Selon un document de l'entreprise d'espionnage américaine rendu public cette semaine par «SRF Investigativ», le pays hôte de la Coupe du monde vise les données personnelles des smartphones - entre autres celles des supporters qui se rendront sur place. Le document stratégique de onze pages intitulé «Donner les moyens au Qatar» date d'août 2014. Trois mois plus tard, la Confédération a autorisé l'exportation des appareils suisses de surveillance des téléphones portables.
Les entreprises concernées nient avoir un quelconque lien avec la répression dans l'Etat du désert. Global Risk Advisors affirme que les documents sont faux. Le directeur de l'entreprise appenzelloise, Richard Boger, avoue tout de même à Blick que le Qatar s'est intéressé à ses IMSI-Catcher. Mais la livraison n'a jamais eu lieu.
Le marché n'a donc finalement pas été conclu. «La Confédération a mis longtemps à examiner notre demande d'autorisation. Pendant ce temps, le Qatar s'est probablement procuré la technique dans un autre pays.» Cette affirmation n'a pas pu être vérifiée. Le Seco est dans l'impossibilité d'affirmer que la livraison qu'il a approuvée est effectivement arrivée à Doha.
A des fins de répressions
Une chose est sûre: aujourd'hui, l'exportation d'IMSI-catchers vers le Qatar ne serait plus autorisée. La raison en est une ordonnance que le Conseil fédéral a fait entrer en vigueur en 2015. Désormais, la technologie de surveillance ne peut plus être exportée si le destinataire peut l'utiliser à des fins de répression. Cela devrait s'appliquer au Qatar, où la situation des droits humains est précaire et où les contestataires sont persécutés.

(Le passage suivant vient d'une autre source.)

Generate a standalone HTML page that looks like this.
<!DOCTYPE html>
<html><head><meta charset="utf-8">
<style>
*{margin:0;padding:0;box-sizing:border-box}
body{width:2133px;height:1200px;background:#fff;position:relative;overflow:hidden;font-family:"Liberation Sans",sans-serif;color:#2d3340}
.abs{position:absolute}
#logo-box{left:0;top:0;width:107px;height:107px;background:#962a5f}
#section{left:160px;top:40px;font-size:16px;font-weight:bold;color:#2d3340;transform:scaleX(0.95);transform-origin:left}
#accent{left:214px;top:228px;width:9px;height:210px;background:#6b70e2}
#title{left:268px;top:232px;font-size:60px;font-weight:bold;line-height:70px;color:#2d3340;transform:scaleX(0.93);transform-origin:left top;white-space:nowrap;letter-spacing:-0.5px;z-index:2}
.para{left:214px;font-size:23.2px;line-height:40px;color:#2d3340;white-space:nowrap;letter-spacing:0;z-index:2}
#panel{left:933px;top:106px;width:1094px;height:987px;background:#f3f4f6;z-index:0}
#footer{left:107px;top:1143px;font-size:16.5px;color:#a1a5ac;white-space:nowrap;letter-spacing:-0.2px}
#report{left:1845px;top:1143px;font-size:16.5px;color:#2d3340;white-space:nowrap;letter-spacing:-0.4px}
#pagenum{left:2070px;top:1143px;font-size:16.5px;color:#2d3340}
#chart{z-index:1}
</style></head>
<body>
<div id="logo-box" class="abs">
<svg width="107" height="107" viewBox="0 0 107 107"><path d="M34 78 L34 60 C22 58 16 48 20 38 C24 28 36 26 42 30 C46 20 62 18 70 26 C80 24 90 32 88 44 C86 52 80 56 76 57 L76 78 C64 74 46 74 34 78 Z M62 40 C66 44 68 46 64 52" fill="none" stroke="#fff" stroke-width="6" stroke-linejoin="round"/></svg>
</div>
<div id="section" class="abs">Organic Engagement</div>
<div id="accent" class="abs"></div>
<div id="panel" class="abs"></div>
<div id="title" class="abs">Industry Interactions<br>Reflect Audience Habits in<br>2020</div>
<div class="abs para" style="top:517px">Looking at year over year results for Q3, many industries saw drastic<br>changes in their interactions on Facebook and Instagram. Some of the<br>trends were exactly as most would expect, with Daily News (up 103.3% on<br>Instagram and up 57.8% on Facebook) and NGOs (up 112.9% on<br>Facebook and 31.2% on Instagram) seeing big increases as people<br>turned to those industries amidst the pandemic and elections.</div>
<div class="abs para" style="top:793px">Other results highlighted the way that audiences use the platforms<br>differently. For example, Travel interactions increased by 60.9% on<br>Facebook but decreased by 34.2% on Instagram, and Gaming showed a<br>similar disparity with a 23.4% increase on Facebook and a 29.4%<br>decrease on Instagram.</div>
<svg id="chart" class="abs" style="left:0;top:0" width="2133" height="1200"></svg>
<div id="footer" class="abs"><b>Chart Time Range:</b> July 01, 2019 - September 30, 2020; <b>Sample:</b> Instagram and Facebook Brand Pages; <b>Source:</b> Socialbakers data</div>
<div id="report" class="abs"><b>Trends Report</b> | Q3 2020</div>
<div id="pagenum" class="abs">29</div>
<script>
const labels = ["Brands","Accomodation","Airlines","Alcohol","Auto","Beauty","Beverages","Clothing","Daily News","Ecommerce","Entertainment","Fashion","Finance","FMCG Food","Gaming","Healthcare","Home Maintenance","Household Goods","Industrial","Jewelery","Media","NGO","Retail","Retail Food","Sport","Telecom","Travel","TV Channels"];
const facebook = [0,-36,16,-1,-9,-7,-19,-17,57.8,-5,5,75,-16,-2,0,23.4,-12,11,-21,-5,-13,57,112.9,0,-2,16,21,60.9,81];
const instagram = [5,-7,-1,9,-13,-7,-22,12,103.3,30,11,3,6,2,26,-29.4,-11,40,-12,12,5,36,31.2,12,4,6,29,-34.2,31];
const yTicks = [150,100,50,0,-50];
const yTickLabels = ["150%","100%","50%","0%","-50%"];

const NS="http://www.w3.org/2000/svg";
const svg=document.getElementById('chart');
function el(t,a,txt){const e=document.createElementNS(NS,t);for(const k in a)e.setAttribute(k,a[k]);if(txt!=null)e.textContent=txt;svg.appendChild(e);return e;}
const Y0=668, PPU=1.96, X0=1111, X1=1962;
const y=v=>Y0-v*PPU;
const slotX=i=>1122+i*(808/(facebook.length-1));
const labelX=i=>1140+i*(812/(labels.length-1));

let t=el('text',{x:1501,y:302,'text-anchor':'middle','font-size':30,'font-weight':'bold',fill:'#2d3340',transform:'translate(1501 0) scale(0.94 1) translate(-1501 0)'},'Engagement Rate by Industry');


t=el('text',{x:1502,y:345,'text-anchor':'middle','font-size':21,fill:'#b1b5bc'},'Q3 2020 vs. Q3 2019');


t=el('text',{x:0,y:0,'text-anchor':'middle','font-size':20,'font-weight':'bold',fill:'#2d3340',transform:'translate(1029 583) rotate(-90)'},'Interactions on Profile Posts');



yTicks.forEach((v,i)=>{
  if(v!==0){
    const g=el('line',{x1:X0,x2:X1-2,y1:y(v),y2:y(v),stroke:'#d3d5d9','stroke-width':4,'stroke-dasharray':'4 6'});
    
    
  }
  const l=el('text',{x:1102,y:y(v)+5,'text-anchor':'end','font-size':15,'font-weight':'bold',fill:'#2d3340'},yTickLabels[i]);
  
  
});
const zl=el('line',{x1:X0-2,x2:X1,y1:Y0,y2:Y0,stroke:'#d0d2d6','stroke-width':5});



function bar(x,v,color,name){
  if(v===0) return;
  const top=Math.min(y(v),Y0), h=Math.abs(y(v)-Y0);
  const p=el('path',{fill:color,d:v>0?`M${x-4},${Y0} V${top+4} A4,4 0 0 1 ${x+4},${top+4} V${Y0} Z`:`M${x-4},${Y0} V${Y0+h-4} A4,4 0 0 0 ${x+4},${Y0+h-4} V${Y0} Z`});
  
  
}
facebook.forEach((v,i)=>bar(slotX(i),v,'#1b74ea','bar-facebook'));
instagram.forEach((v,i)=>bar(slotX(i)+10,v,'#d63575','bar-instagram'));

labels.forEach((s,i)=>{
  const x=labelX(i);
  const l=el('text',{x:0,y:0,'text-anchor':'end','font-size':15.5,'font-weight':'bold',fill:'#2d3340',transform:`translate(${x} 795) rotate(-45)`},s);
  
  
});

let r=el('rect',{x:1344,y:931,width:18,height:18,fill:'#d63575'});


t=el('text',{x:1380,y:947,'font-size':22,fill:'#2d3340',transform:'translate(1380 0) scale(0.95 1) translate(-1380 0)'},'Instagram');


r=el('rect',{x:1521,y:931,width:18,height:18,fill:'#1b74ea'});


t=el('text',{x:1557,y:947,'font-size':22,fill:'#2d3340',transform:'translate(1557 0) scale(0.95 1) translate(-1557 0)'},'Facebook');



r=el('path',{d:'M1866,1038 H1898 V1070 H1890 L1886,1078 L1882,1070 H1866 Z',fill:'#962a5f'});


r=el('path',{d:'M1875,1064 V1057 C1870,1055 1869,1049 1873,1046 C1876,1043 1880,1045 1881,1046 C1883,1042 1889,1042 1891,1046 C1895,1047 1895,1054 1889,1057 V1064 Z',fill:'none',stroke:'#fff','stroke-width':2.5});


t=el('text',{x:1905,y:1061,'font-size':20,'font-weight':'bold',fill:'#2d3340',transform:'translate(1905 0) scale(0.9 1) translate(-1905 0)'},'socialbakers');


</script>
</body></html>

Grâce aux règles plus strictes, il n'y a plus eu d'accord de surveillance officiellement autorisé entre la Suisse et le Qatar depuis 2015. En 2020, une entreprise suisse a certes réalisé une transaction délicate avec le Qatar, comme le prouvent les enquêtes de Blick. La Confédération a autorisé une livraison de logiciels de pilotage pour drones. Mais le porte-parole du Seco Fabian Maienfisch souhaite souligner un détail: «Il s'agissait d'un logiciel pour un petit drone non militaire destiné à la cartographie.» Le destinataire n'était ni militaire ni lié à la sécurité. «Les objectifs de répression ont pu être exclus.»
Plus à l'aise avec les armes
La Suisse a moins d'inhibitions lorsqu'il s'agit de matériel de guerre. Ces dernières années, la Confédération a approuvé à plusieurs reprises l'exportation de biens militaires vers le Qatar. En septembre, le Seco a autorisé l'exportation de munitions pour avions de combat d'une valeur de 120 millions de francs.
Le fait que la technique de surveillance suisse ne soit plus disponible aujourd'hui pour le Qatar ne devrait guère préoccuper l'Emirat. Les cheikhs se sont équipés depuis déjà bien longtemps. Par exemple dans le cadre d'un projet portant le nom de code «Mystery». Selon les recherches de la SRF, le Qatar a acheté des camionnettes capables d'intercepter les signaux des réseaux WLAN sans fil, d'enregistrer secrètement des vidéos et de reconnaître automatiquement les plaques d'immatriculation des voitures.
Malaise
Les rapports sur l'espionnage et la surveillance autour de la Coupe du monde de football provoquent un malaise chez de nombreux visiteurs. Ces jours-ci, plus d'un million de personnes se rendent dans le petit Etat, dont des représentants du gouvernement comme le conseiller fédéral UDC Ueli Maurer.
L'administration fédérale suisse a demandé à ses employés par e-mail de renoncer à leur téléphone portable de service lors d'une visite au Qatar et d'emporter à la place un deuxième appareil. Le préposé fédéral à la protection des données Adrian Lobsiger a doublé la mise et a déclaré samedi à Blick: «Je conseille à tous les Suisses qui se rendent au Qatar pour la Coupe du monde d'utiliser un smartphone privé bon marché.»